Voici plusieurs mécanismes concrets, bien documentés, de cette communication :

  • Emissions de signaux d’alerte lors d’une attaque d’insecte pour prévenir la communauté voisine
  • Echanges de nutriments, parfois d’un arbre à un autre d’une espèce différente, pour équilibrer la ressource globale
  • Production de molécules dans le sol pour ralentir ou empêcher la germination de voisines trop conquérantes

Il ne s’agit pas d’une copie du langage animal, mais d’une organisation ancienne et sophistiquée qui remonte aux origines du vivant. Tous les ans, les avancées scientifiques continuent d’enrichir la connaissance des passerelles invisibles qui jalonnent le monde végétal. Les frontières s’estompent à chaque nouvelle découverte.

plantes  environnement

Ce que la recherche nous révèle sur l’intelligence des plantes

Depuis des années, des scientifiques de tous horizons s’efforcent de briser le tabou : oui, la plante dispose d’une intelligence à sa mesure. Stefano Mancuso, Bruno Moulia, Monica Gagliano, André Selosse, tous ont contribué à mettre à mal l’image du végétal passif. Les grandes revues internationales publient aujourd’hui des articles sur la capacité d’apprentissage des plantes, leur aptitude à ajuster leur comportement en fonction du contexte, à inventer des réponses inédites lorsque les conditions l’exigent.

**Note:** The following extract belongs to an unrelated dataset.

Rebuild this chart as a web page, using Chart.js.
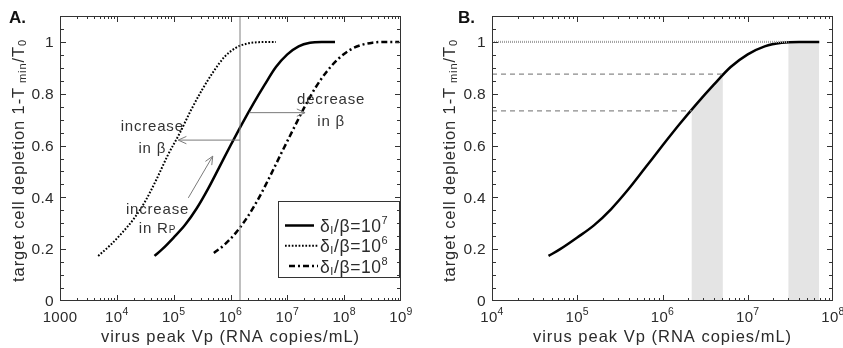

A l’université d’Utrecht, des racines qui font face plusieurs fois au même obstacle finissent par s’adapter plus vite, changeant d’itinéraire au fil des essais. Désormais, les spécialistes n’hésitent plus à parler d’apprentissage. Les réflexions engagées par Michel Thellier ou Jacques Tassin sont claires : la plante ne pense pas, mais elle mémorise, encode, ajuste en temps réel.

De l’autre côté de l’Atlantique, les chercheurs de la Washington State University ou du Wisconsin ont également montré que des défenses modifiées apparaissent chez les plantes qui subissent, à répétition, le même type de menace. Cette plasticité comportementale donne à voir un règne végétal plus subtil, où sensibilité et adaptation se mêlent sans fil conducteur centralisé. Impossible désormais de voir une forêt ou une prairie comme une simple collection de formes vertes et silencieuses, il s’y joue une partition lente, tissée d’attentions, d’attentes, de réactions partagées. Un jeu collectif à l’échelle du paysage, largement invisible, mais bouleversant pour notre façon de penser le monde vivant.